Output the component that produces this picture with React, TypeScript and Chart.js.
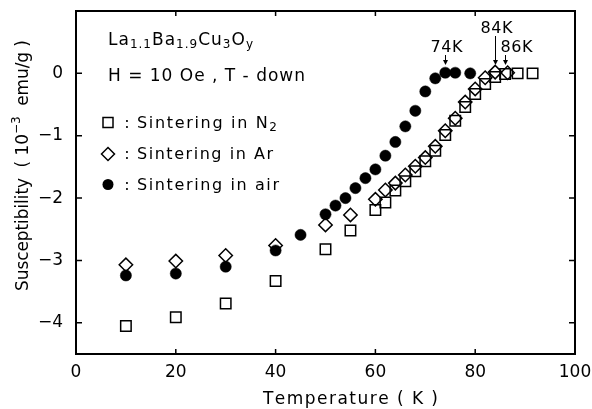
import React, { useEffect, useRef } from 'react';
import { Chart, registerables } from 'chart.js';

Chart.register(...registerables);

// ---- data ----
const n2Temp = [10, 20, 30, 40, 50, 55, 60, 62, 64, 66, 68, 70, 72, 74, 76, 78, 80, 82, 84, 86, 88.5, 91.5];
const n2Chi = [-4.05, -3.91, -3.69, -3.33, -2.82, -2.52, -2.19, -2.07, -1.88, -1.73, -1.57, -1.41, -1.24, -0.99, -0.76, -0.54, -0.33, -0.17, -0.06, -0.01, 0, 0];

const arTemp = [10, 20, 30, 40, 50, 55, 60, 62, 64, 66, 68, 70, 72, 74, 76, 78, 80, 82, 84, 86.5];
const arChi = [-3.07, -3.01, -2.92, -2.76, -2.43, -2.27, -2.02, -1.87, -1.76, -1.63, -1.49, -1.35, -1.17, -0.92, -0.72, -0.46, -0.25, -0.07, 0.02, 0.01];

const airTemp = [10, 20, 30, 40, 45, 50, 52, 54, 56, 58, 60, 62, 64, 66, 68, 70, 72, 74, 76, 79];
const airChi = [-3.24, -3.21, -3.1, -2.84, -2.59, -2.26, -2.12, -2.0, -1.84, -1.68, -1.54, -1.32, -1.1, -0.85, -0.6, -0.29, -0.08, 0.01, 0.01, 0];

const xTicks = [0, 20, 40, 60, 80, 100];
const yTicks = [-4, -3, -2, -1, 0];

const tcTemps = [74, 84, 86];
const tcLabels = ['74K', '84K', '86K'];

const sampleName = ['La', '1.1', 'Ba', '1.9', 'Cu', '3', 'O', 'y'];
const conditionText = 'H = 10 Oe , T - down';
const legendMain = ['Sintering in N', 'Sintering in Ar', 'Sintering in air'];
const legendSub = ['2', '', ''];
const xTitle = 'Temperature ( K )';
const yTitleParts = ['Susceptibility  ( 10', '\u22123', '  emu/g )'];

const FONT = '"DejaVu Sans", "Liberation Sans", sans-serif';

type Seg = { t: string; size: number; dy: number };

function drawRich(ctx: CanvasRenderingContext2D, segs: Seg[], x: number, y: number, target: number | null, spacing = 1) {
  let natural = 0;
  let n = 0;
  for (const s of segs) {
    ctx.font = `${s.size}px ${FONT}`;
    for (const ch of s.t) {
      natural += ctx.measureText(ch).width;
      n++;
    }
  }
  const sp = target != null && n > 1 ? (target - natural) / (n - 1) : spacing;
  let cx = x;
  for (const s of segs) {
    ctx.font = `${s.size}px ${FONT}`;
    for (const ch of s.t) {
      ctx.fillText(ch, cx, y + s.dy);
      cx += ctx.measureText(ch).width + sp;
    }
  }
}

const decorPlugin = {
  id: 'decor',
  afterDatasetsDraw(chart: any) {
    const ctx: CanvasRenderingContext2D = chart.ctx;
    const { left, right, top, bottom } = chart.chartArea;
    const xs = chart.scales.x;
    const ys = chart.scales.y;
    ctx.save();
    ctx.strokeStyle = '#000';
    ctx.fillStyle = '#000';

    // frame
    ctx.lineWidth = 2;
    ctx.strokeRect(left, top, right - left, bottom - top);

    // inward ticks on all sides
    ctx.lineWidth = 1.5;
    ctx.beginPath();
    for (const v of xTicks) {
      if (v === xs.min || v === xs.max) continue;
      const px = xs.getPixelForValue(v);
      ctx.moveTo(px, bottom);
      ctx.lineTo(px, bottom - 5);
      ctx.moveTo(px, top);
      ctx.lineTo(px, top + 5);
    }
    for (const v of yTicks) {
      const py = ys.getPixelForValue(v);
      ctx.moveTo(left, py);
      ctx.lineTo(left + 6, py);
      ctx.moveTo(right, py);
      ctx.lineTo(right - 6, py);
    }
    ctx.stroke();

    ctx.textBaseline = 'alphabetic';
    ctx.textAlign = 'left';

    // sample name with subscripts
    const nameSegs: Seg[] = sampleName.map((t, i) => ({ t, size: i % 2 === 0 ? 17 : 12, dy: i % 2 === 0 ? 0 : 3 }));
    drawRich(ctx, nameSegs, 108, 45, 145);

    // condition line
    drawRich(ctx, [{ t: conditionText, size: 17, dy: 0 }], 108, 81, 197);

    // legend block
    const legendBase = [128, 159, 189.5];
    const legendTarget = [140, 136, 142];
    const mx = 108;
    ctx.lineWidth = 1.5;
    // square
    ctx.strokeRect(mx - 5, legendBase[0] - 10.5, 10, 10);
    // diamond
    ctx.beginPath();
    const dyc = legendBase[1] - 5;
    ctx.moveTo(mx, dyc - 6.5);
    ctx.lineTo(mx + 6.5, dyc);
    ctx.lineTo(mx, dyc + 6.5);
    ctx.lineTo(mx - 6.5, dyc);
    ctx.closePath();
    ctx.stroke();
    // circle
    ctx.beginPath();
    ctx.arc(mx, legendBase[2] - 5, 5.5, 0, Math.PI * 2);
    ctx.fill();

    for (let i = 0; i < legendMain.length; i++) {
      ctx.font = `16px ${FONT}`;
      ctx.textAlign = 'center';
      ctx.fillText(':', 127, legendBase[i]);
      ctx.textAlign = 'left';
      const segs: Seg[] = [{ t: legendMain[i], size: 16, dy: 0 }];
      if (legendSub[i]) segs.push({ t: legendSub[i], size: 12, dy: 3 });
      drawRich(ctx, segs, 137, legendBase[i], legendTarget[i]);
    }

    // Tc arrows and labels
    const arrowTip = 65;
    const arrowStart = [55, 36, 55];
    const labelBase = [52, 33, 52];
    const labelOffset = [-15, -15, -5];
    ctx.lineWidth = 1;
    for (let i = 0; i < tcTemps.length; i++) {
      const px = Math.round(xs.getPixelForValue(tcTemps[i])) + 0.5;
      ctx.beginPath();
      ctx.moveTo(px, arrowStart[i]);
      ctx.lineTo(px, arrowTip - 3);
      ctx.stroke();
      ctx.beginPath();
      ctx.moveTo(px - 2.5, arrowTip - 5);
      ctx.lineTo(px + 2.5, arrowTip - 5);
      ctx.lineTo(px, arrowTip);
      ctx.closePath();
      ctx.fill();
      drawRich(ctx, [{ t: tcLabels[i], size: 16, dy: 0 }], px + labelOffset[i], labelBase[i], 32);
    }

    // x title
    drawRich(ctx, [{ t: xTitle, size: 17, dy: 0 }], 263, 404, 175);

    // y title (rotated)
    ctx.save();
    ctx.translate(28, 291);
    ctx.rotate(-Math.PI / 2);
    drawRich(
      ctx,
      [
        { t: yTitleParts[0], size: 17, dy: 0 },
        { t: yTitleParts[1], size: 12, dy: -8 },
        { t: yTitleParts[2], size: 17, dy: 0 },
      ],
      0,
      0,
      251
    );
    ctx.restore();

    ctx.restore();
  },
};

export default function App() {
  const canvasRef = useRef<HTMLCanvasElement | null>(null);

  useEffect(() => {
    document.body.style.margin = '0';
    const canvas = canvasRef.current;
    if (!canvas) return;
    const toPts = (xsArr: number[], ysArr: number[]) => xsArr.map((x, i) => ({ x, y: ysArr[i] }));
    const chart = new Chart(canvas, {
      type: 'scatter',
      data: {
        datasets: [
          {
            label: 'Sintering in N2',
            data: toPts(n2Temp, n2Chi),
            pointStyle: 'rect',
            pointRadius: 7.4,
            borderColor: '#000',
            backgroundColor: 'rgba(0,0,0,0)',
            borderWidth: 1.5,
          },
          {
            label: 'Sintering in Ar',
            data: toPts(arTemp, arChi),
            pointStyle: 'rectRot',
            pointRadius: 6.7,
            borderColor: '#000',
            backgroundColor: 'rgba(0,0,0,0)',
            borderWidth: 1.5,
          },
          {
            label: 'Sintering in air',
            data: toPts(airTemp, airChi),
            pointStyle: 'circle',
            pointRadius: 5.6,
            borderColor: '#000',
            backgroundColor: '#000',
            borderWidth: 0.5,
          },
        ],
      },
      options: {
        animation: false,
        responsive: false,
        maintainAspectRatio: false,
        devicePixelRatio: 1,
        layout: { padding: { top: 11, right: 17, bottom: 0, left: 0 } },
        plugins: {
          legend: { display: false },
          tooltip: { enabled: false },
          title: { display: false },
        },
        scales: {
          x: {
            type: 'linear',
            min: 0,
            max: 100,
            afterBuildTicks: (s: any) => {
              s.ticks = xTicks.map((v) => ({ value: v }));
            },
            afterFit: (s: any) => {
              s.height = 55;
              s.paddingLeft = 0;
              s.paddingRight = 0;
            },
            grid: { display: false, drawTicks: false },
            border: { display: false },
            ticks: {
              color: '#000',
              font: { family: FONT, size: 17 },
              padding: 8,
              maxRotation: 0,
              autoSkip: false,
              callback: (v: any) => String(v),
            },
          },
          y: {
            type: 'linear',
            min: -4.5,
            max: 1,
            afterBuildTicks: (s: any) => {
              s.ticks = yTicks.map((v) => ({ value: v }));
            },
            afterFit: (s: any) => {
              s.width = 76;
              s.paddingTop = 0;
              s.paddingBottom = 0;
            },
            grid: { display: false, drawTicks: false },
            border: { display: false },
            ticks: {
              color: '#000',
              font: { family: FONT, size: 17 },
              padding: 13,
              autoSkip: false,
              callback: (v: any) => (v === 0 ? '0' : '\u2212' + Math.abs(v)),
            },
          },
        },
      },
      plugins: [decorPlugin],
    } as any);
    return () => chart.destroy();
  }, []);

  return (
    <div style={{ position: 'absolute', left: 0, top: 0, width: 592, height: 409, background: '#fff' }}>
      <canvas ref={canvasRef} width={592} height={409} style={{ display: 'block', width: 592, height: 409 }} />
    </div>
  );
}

_ _ _ _

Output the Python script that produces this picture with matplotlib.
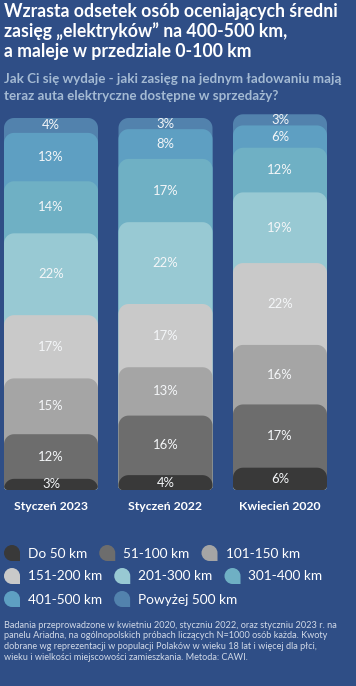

_ _ _ _

Task details: Without any pictures, set down the lines from the one holding "Output the component" through the one holding "-0.01, 0, 0];".

Result:
Output the component that produces this picture with React, TypeScript and Chart.js.
import React, { useEffect, useRef } from 'react';
import { Chart, registerables } from 'chart.js';

Chart.register(...registerables);

// ---- data ----
const n2Temp = [10, 20, 30, 40, 50, 55, 60, 62, 64, 66, 68, 70, 72, 74, 76, 78, 80, 82, 84, 86, 88.5, 91.5];
const n2Chi = [-4.05, -3.91, -3.69, -3.33, -2.82, -2.52, -2.19, -2.07, -1.88, -1.73, -1.57, -1.41, -1.24, -0.99, -0.76, -0.54, -0.33, -0.17, -0.06, -0.01, 0, 0];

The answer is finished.